Looking for Breakout Players Based on Spring Training Stats
How many analysts, writers, and fans predicted Jose Bautista's breakout season last year? Well, I know of one. That's right, John Dewan, the owner of Baseball Info Solutions, cited Bautista as the No. 1 potential breakout player based on his 2010 spring training slugging percentage near .900, which was almost .500 higher than his career norm.
How did Bautista, who sported a career line of .238/.329/.400 with 59 HR in 2038 plate appearances prior to last season, hit in 2010? Try .260/.378/.617 while leading the majors in home runs with 54 and total bases with 351.
While Dewan admits that a player's spring stats, for the most part, are "not predictive of regular season success," a study he performed a few years ago found that "extremely good spring training numbers often indicated that a breakout season was on the way. In the study, about two-thirds of hitters who had spring slugging percentages at least .200 higher than their career total went on to best their career average that season."
Who could follow in Bautista's footsteps in 2011? My guess is that nobody will come close to matching what he did last year. Nonetheless, if you're looking for a relative unknown to break out this year, you might consider the following ten candidates based on their spring training slugging percentages.
Note: Used with permission from John Dewan's Stat of the Week®, www.statoftheweek.com.
Patrick Sullivan covered Kila Ka'aihue for Baseball Analysts last month. Ka'aihue, who turns 27 on Tuesday, has hit .429 and gone yard five times this spring. He hit .319/.463/.598 in Triple-A last year prior to being called up to the Kansas City Royals. He struggled in August but finished strongly by hitting .274/.361/.548 with six HR in 84 AB in September. He is slated to alternate with Billy Butler at first base and DH this season.
Center fielders Coco Crisp, Rajai Davis, and Carlos Gomez, and shortstop Alcides Escobar are more known for their speed and defense than their slugging. However, it should be pointed out that Crisp hit 15 HR in 2004 and 16 in 2005 when he was an up and coming star for the Cleveland Indians. After four disappointing seasons in which Crisp managed to hit just 24 HR, the switch hitter found his power stroke again last year when he produced eight four baggers in 75 games for the Oakland A's.

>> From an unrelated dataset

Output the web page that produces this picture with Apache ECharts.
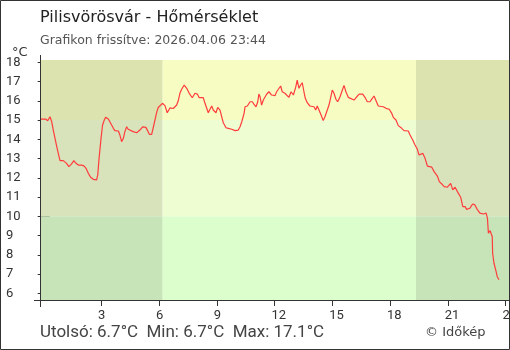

Chris Davis, Travis Buck, George Kottaras, and Melky Cabrera have all been highly regarded prospects at one time or another. Davis slugged a combined 38 homers in 736 plate appearances as a 22-year-old rookie and 23-year-old sophomore in 2008 and 2009. The lefthanded power hitter slumped badly for the Texas Rangers at the outset of the 2010 season and was sent to Oklahoma City (Triple-A) where he generated a line of .327/.383/.520 with 31 doubles and 14 home runs in fewer than 400 AB.
Buck was selected by the A's with the 36th overall pick in the 2005 draft and proceeded to hit .288/.377/.474 during his rookie season in 2007. However, the 27-year-old outfielder never came close to duplicating those results in 2008-2010 and was non-tendered last December. He signed a minor-league deal with the Indians with an invitation to spring training and has made the most of it by hitting .420/.453/.760 with five doubles and four home runs in 50 at-bats.

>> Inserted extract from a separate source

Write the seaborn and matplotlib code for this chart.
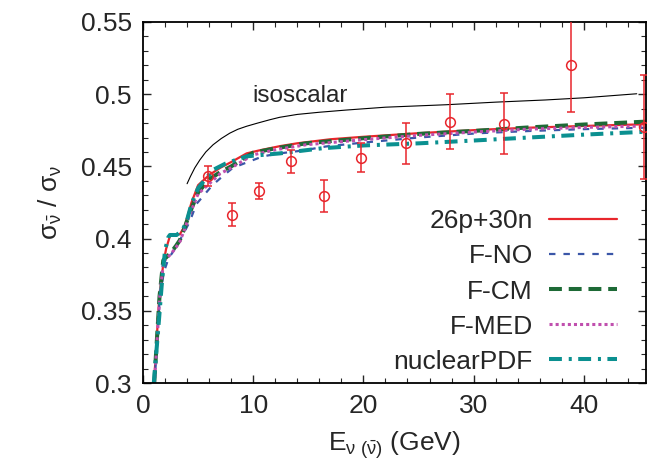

Kottaras has bounced around from the San Diego Padres organization (2003-2006) to the Boston Red Sox (2006-2009) to the Milwaukee Brewers (2010). He received more playing time than ever last year and cranked nine homers in 250 plate appearances. Kottaras and Wil Nieves are in a battle to serve as catcher Jonathan Lucroy's primary backup.
While it seems as if Cabrera has been around forever, he is only 26 years old despite amassing more than 2,600 plate appearances over the past five seasons. He reportedly dropped 15 pounds during the offseason and the six-footer is now down to 200. The slim and trim center fielder has raked to the tune of .490 with five doubles and two home runs in 51 at-bats this spring.